[FLINK-29347] [runtime] Fix ByteStreamStateHandle#read return -1 when read count is 0
What is the purpose of the change
When protobuf serializer serializes an object, which is built directly with builder without assign any value to field, the serializer will generate a zero length byte[] and then write it into state with content '\0'(indicates zero length data).
When recovered from checkpoint, protobuf seralizer deserialize the data. It get length 0, and call InputStream#read(byte[] bytes, int offset, int count) with count = 0.
The underlying Input implementation is NoFetchingInput. It will call Inputsteam#read(byte[] bytes, int offset, int count) with count = 0.
The InputStream implementation is ByteStateHandleInputStream,It will return -1 as long as no data left in memory, even if count is 0.
Any seralizer/deserializer with implementation like protobuf will encounter problem like this (can not recovery from checkpoint with empty length serialized value).
Brief change log
Add check before return -1 in ByteStateHandleInputStream#read(byte[] bytes, int offset, int count). If caller reads 0 bytes, it should always return 0 instead of -1.
Verifying this change
This change added tests and can be verified as follows:
- Use a protobuf generated class as value in list state. Build object of the class with builder and set no field. Try recovery from checkpoint. Before this fix, recovery should fail.

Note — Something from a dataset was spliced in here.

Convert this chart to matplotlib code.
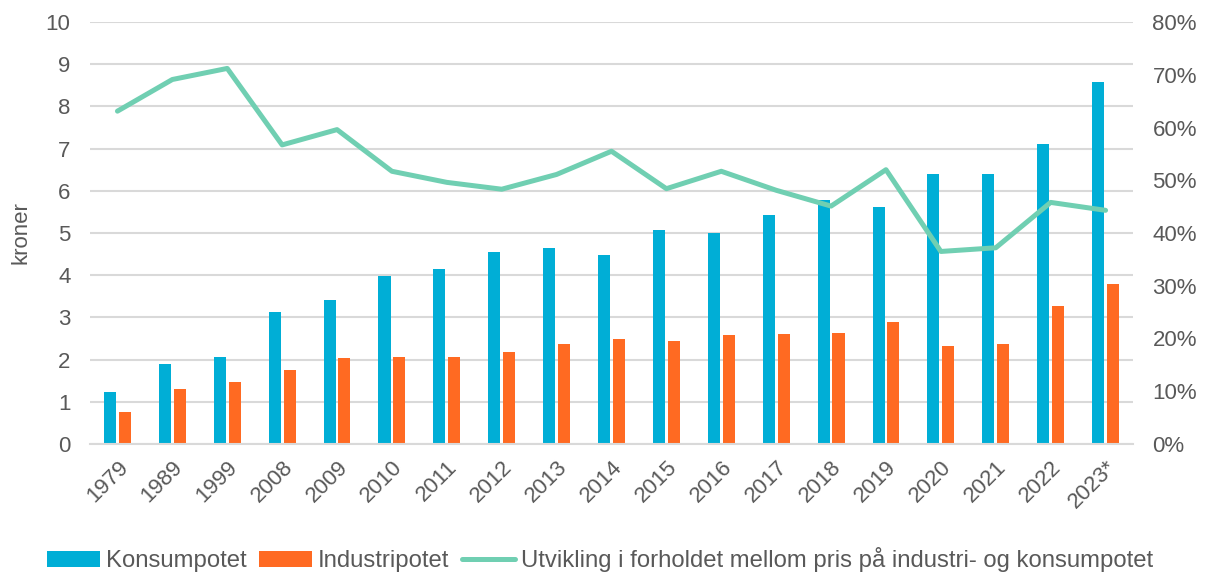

Does this pull request potentially affect one of the following parts:
- Dependencies (does it add or upgrade a dependency): (no)
- The public API, i.e., is any changed class annotated with
@Public(Evolving): (no) - The serializers: (don't know)
- The runtime per-record code paths (performance sensitive): (no)
- Anything that affects deployment or recovery: JobManager (and its components), Checkpointing, Kubernetes/Yarn, ZooKeeper: (yes)
- The S3 file system connector: (no)
Documentation
- Does this pull request introduce a new feature? (no)
CI report:
- f8156ccd407493119fa7f85dea6ca6e675a427d1 Azure: SUCCESS
Bot commands
The @flinkbot bot supports the following commands:@flinkbot run azurere-run the last Azure build
@flinkbot run azure
@Shenjiaqi Thanks for this PR, LGTM.
Could you please add the ticket id and module name [FLINK-29347] [runtime] to the commit message?
@Myasuka Would you like to take a look?
- @flinkbot run azure
@flinkbot run azure
Thanks for the update, please resolve the broken CI due to compiling problem.
Thanks for review. Now code is fixed and CI passed.